**Brief**
Copy each line exactly. Leave nothing out.

** Start Material to process **

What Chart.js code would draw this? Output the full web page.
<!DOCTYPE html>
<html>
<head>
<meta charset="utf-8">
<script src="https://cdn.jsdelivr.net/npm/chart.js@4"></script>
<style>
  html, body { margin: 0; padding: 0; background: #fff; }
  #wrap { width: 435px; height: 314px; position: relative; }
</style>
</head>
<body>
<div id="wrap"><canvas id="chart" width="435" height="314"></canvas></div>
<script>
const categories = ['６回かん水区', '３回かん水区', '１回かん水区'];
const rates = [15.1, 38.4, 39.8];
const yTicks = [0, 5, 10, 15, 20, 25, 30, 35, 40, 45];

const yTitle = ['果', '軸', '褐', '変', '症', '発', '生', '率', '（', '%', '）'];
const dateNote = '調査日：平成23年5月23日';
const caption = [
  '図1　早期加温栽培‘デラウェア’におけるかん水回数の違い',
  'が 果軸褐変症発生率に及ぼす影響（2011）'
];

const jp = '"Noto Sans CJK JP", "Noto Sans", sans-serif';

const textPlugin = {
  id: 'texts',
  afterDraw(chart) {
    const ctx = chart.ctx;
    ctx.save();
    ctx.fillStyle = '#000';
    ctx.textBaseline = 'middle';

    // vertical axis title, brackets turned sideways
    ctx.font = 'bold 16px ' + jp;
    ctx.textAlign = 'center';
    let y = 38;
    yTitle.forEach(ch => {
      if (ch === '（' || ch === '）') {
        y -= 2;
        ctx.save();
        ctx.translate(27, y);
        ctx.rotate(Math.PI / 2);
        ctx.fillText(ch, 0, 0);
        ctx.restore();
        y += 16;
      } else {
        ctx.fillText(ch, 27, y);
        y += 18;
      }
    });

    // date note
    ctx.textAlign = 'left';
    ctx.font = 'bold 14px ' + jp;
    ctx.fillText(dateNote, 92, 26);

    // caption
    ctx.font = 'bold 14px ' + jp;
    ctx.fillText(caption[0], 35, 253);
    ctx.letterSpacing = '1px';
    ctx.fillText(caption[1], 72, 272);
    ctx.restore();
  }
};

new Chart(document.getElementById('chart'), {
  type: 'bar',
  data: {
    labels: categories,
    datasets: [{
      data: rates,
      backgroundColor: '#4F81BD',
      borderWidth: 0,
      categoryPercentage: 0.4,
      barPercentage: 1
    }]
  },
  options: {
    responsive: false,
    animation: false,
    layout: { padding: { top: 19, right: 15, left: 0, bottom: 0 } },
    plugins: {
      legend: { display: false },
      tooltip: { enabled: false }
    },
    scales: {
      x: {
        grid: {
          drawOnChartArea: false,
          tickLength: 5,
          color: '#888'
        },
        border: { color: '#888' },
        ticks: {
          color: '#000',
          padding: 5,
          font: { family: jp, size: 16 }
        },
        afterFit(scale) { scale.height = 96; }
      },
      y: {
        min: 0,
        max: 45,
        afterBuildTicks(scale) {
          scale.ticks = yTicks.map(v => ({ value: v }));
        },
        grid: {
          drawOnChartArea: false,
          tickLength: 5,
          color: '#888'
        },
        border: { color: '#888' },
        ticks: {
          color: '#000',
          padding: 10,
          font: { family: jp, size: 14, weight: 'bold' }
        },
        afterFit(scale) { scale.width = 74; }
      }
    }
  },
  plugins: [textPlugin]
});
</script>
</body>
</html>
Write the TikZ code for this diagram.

** End Material to process **

**Correct answer**
What Chart.js code would draw this? Output the full web page.
<!DOCTYPE html>
<html>
<head>
<meta charset="utf-8">
<script src="https://cdn.jsdelivr.net/npm/chart.js@4"></script>
<style>
  html, body { margin: 0; padding: 0; background: #fff; }
  #wrap { width: 435px; height: 314px; position: relative; }
</style>
</head>
<body>
<div id="wrap"><canvas id="chart" width="435" height="314"></canvas></div>
<script>
const categories = ['６回かん水区', '３回かん水区', '１回かん水区'];
const rates = [15.1, 38.4, 39.8];
const yTicks = [0, 5, 10, 15, 20, 25, 30, 35, 40, 45];

const yTitle = ['果', '軸', '褐', '変', '症', '発', '生', '率', '（', '%', '）'];
const dateNote = '調査日：平成23年5月23日';
const caption = [
  '図1　早期加温栽培‘デラウェア’におけるかん水回数の違い',
  'が 果軸褐変症発生率に及ぼす影響（2011）'
];

const jp = '"Noto Sans CJK JP", "Noto Sans", sans-serif';

const textPlugin = {
  id: 'texts',
  afterDraw(chart) {
    const ctx = chart.ctx;
    ctx.save();
    ctx.fillStyle = '#000';
    ctx.textBaseline = 'middle';

    // vertical axis title, brackets turned sideways
    ctx.font = 'bold 16px ' + jp;
    ctx.textAlign = 'center';
    let y = 38;
    yTitle.forEach(ch => {
      if (ch === '（' || ch === '）') {
        y -= 2;
        ctx.save();
        ctx.translate(27, y);
        ctx.rotate(Math.PI / 2);
        ctx.fillText(ch, 0, 0);
        ctx.restore();
        y += 16;
      } else {
        ctx.fillText(ch, 27, y);
        y += 18;
      }
    });

    // date note
    ctx.textAlign = 'left';
    ctx.font = 'bold 14px ' + jp;
    ctx.fillText(dateNote, 92, 26);

    // caption
    ctx.font = 'bold 14px ' + jp;
    ctx.fillText(caption[0], 35, 253);
    ctx.letterSpacing = '1px';
    ctx.fillText(caption[1], 72, 272);
    ctx.restore();
  }
};

new Chart(document.getElementById('chart'), {
  type: 'bar',
  data: {
    labels: categories,
    datasets: [{
      data: rates,
      backgroundColor: '#4F81BD',
      borderWidth: 0,
      categoryPercentage: 0.4,
      barPercentage: 1
    }]
  },
  options: {
    responsive: false,
    animation: false,
    layout: { padding: { top: 19, right: 15, left: 0, bottom: 0 } },
    plugins: {
      legend: { display: false },
      tooltip: { enabled: false }
    },
    scales: {
      x: {
        grid: {
          drawOnChartArea: false,
          tickLength: 5,
          color: '#888'
        },
        border: { color: '#888' },
        ticks: {
          color: '#000',
          padding: 5,
          font: { family: jp, size: 16 }
        },
        afterFit(scale) { scale.height = 96; }
      },
      y: {
        min: 0,
        max: 45,
        afterBuildTicks(scale) {
          scale.ticks = yTicks.map(v => ({ value: v }));
        },
        grid: {
          drawOnChartArea: false,
          tickLength: 5,
          color: '#888'
        },
        border: { color: '#888' },
        ticks: {
          color: '#000',
          padding: 10,
          font: { family: jp, size: 14, weight: 'bold' }
        },
        afterFit(scale) { scale.width = 74; }
      }
    }
  },
  plugins: [textPlugin]
});
</script>
</body>
</html>
Write the TikZ code for this diagram.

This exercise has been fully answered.